Page:Revue philosophique de la France et de l'étranger, III.djvu/260

Le texte de cette page a été corrigé et est conforme au fac-similé.
250
revue philosophique

C’est une application toute abstraite des mathématiques. Mademoiselle de Launay, dans ses Mémoires, parle d’un jeune homme qui lui donnait souvent la main pour la reconduire le soir à son couvent : « Il y avait, dit-elle, une grande place à passer, et dans les commencements il prenait son chemin par les côtés de cette place. Je vis alors qu’il la traversait par le milieu : d’où je jugeai que son amour était au moins diminué de la différence de la diagonale aux deux côtés du carré[1]. » Le rapprochement est spirituel, mais il n’y a pas là en germe un moyen bien précis de mesurer l’amour.

Or, à mon sens, il y a une confusion regrettable et dans les choses et dans les mots, à venir parler de sensations de temps et de sensations d’étendue, et d’inventer pour les désigner le terme de sensations extensives[2]. Je m’étonnerais fort que la loi logarithmique leur fût applicable, et, si même elle l’était, je ne pense pas qu’elle fût susceptible de la même interprétation que celle qu’on lui donne quand il s’agit des sensations de lumière et de son, de température et de goût. Comment, en effet, mesurons-nous l’étendue ? S’il est question, par exemple, de la distance entre deux localités, je ferai le trajet, et le nombre de mes pas ou le temps que j’aurai mis à le parcourir m’en fournira une mesure suffisante.
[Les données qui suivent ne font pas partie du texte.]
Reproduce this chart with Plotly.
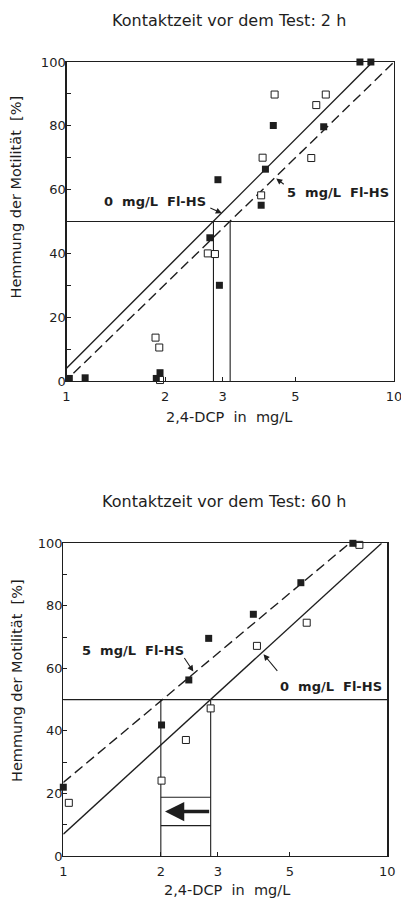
import numpy as np
import plotly.graph_objects as go

# ---------------- data ----------------
x_ticks = [1, 2, 3, 5, 10]
x_ticktext = ["1", "2", "3", "5", "10"]
y_ticks = [0, 10, 20, 30, 40, 50, 60, 70, 80, 90, 100]
y_ticktext = ["0", "", "20", "", "40", "", "60", "", "80", "", "100"]

# 2 h contact time
top_filled_x = [1.02, 1.14, 1.88, 1.93, 2.74, 2.93, 2.90, 3.93, 4.05, 4.28, 6.10, 7.87, 8.50]
top_filled_y = [0.8, 1.0, 0.8, 2.6, 44.9, 30.0, 63.1, 55.1, 66.4, 80.1, 79.7, 100, 100]
top_open_x = [1.87, 1.92, 1.93, 2.70, 2.84, 3.93, 3.97, 4.32, 5.59, 5.79, 6.19]
top_open_y = [13.6, 10.5, 0.3, 40.0, 39.8, 58.2, 70.0, 89.8, 69.9, 86.5, 89.8]
top_fit0_x = [1.0, 8.6]
top_fit0_y = [4.0, 100.0]
top_fit5_x = [1.05, 10.0]
top_fit5_y = [2.4, 100.0]
top_ec50 = [2.81, 3.16]

# 60 h contact time
bot_filled_x = [1.0, 2.01, 2.44, 2.81, 3.86, 5.41, 7.83]
bot_filled_y = [22.0, 41.9, 56.3, 69.6, 77.3, 87.4, 100]
bot_open_x = [1.04, 2.01, 2.39, 2.85, 3.96, 5.64, 8.2]
bot_open_y = [17.0, 24.1, 37.1, 47.2, 67.2, 74.6, 99.5]
bot_fit0_x = [1.0, 9.6]
bot_fit0_y = [7.0, 100.0]
bot_fit5_x = [1.0, 7.64]
bot_fit5_y = [23.5, 100.0]
bot_ec50 = [2.0, 2.85]
bot_box_y = [9.7, 18.8]
bot_arrow_y = 14.2

ink = "#1e1e1e"
FONT = "DejaVu Sans, sans-serif"

fig = go.Figure()


def add_panel(xa, ya, fx, fy, ox, oy, f0x, f0y, f5x, f5y, ec):
    kw = dict(xaxis=xa, yaxis=ya, showlegend=False, hoverinfo="skip")
    # 50 % line
    fig.add_trace(go.Scatter(x=[1, 10], y=[50, 50], mode="lines",
                             line=dict(color=ink, width=1.1), **kw))
    for e in ec:
        fig.add_trace(go.Scatter(x=[e, e], y=[0, 50], mode="lines",
                                 line=dict(color=ink, width=1.1), **kw))
    fig.add_trace(go.Scatter(x=f0x, y=f0y, mode="lines",
                             line=dict(color=ink, width=1.4), **kw))
    fig.add_trace(go.Scatter(x=f5x, y=f5y, mode="lines",
                             line=dict(color=ink, width=1.4, dash="10px,5px"), **kw))
    fig.add_trace(go.Scatter(x=ox, y=oy, mode="markers", cliponaxis=False,
                             marker=dict(symbol="square", size=7, color="white",
                                         line=dict(color=ink, width=1)), **kw))
    fig.add_trace(go.Scatter(x=fx, y=fy, mode="markers", cliponaxis=False,
                             marker=dict(symbol="square", size=7, color=ink,
                                         line=dict(width=0)), **kw))


add_panel("x", "y", top_filled_x, top_filled_y, top_open_x, top_open_y,
          top_fit0_x, top_fit0_y, top_fit5_x, top_fit5_y, top_ec50)
add_panel("x2", "y2", bot_filled_x, bot_filled_y, bot_open_x, bot_open_y,
          bot_fit0_x, bot_fit0_y, bot_fit5_x, bot_fit5_y, bot_ec50)

# box with arrow in lower panel
for yb in bot_box_y:
    fig.add_trace(go.Scatter(x=bot_ec50, y=[yb, yb], mode="lines", xaxis="x2", yaxis="y2",
                             line=dict(color=ink, width=1.1), showlegend=False, hoverinfo="skip"))

W, H = 401, 902


def px(xp):
    return xp / W


def py(yp):
    return (H - yp) / H


xcommon = dict(type="log", range=[0, 1], tickvals=x_ticks, ticktext=x_ticktext,
               ticks="inside", ticklen=4, tickcolor=ink, showline=True, mirror=True,
               linecolor=ink, linewidth=1.2, showgrid=False, zeroline=False,
               automargin=False, ticklabelstandoff=3, ticklabeloverflow="allow",
               tickfont=dict(family=FONT, size=13, color=ink))
ycommon = dict(range=[0, 100], tickvals=y_ticks, ticktext=y_ticktext,
               ticks="inside", ticklen=4, tickcolor=ink, showline=True, mirror=True,
               linecolor=ink, linewidth=1.2, showgrid=False, zeroline=False,
               automargin=False, ticklabelstandoff=-3, ticklabeloverflow="allow",
               tickfont=dict(family=FONT, size=13, color=ink))

fig.update_layout(
    width=W, height=H, margin=dict(l=0, r=0, t=0, b=0, autoexpand=False),
    paper_bgcolor="white", plot_bgcolor="white", showlegend=False,
    xaxis=dict(domain=[px(66.5), px(394)], anchor="y", **xcommon),
    yaxis=dict(domain=[py(381), py(62)], anchor="x", **ycommon),
    xaxis2=dict(domain=[px(63.3), px(387.3)], anchor="y2", **xcommon),
    yaxis2=dict(domain=[py(856), py(543.3)], anchor="x2", **ycommon),
)

ann = []
tfont = dict(family=FONT, size=16, color=ink)
lfont = dict(family=FONT, size=14.5, color=ink)
bfont = dict(family=FONT, size=13, color=ink, weight="bold")

# titles
ann.append(dict(text="Kontaktzeit vor dem Test: 2 h", x=px(229), y=py(20), xref="paper", yref="paper",
                showarrow=False, font=tfont, xanchor="center", yanchor="middle"))
ann.append(dict(text="Kontaktzeit vor dem Test: 60 h", x=px(224), y=py(501), xref="paper", yref="paper",
                showarrow=False, font=tfont, xanchor="center", yanchor="middle"))
# axis titles
for (xx, yy) in [(229, 417), (227, 890)]:
    ann.append(dict(text="2,4-DCP  in  mg/L", x=px(xx), y=py(yy), xref="paper", yref="paper",
                    showarrow=False, font=lfont, xanchor="center", yanchor="middle"))
for (xx, yy) in [(15, 197.5), (17, 681)]:
    ann.append(dict(text="Hemmung der Motilität  [%]", x=px(xx), y=py(yy), xref="paper", yref="paper",
                    showarrow=False, font=lfont, textangle=-90, xanchor="center", yanchor="middle"))

# curve labels (text)
ann.append(dict(text="0  mg/L  Fl-HS", x=px(208), y=py(201.7), xref="paper", yref="paper",
                showarrow=False, font=bfont, xanchor="right", yanchor="middle"))
ann.append(dict(text="5  mg/L  Fl-HS", x=px(285), y=py(192.7), xref="paper", yref="paper",
                showarrow=False, font=bfont, xanchor="left", yanchor="middle"))
ann.append(dict(text="5  mg/L  Fl-HS", x=px(80), y=py(650), xref="paper", yref="paper",
                showarrow=False, font=bfont, xanchor="left", yanchor="middle"))
ann.append(dict(text="0  mg/L  Fl-HS", x=px(278), y=py(686.7), xref="paper", yref="paper",
                showarrow=False, font=bfont, xanchor="left", yanchor="middle"))


# pointer arrows
def arrow(xr, yr, xv, yv, axp, ayp):
    return dict(x=np.log10(xv), y=yv, xref=xr, yref=yr, ax=axp, ay=ayp, text="",
                showarrow=True, arrowhead=2, arrowsize=1.1, arrowwidth=1.1, arrowcolor=ink)


ann.append(arrow("x", "y", 2.98, 52.6, -13, -6))
ann.append(arrow("x", "y", 4.37, 63.5, 9, 7))
ann.append(arrow("x2", "y2", 2.52, 59.0, -10, -15))
ann.append(arrow("x2", "y2", 4.15, 64.5, 15, 18))

# thick arrow in box (from right EC50 to left EC50)
ann.append(dict(x=np.log10(2.06), y=bot_arrow_y, xref="x2", yref="y2",
                ax=np.log10(bot_ec50[1]), ay=bot_arrow_y, axref="x2", ayref="y2",
                text="", showarrow=True, arrowhead=2, arrowsize=1.1, arrowwidth=3.5,
                arrowcolor=ink))

fig.update_layout(annotations=ann)
fig.write_html("out.html", config={"displayModeBar": False, "staticPlot": True},
               post_script="document.body.style.margin='0';document.body.style.overflow='hidden';")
Pour que cette mesure soit relativement exacte, il ne faut évidemment pas que la distance dépasse mes forces, car je pourrais estimer la dernière lieue au double ou même au triple de la réalité. Il va de soi que cette évaluation doit se faire dans des conditions à peu près égales depuis le début jusqu’au terme du chemin. L’étendue s’est donc mesurée par le mouvement, et le mouvement c’est la manifestation extérieure du déploiement de la force. Je ne veux pas reproduire ici l’explication que j’ai donnée[3] de l’origine en nous de la notion du mouvement : cela m’entraînerait trop loin. Je rappelle seulement que j’ai fait voir comment de la notion du mouvement dérivent celles de durée, de temps, de vitesse, de distance, de direction, de situation, d’espace et de forme, toutes notions auxquelles j’ai donné le nom de cinématiques. J’ai montré aussi que la source de toutes ces notions se trouve dans la motilité, c’est-à-dire dans la faculté que nous possédons, ainsi que les autres animaux, de nous mouvoir en ayant le sentiment de l’effort que nous déployons à cet effet ; c’est ce qu’on désigne parfois par un mot

  1. Villemain, Tableau du xviiie siècle, 1827, onzième leçon.
  2. Bien mieux, j’avais déjà dans mon Étude psychophysique, p. 7. fait remarquer que le terme de sensation de fatigue était impropre, que la fatigue était l’objet d’un sentiment, et que, si je m’exprimais parfois autrement, et notamment dans le titre même de l’œuvre, c’était pour simplifier le langage.
  3. Théorie générale de la sensibilité, p. 88, sqq. ; et la Psychologie comme science naturelle, p. 91 et suiv.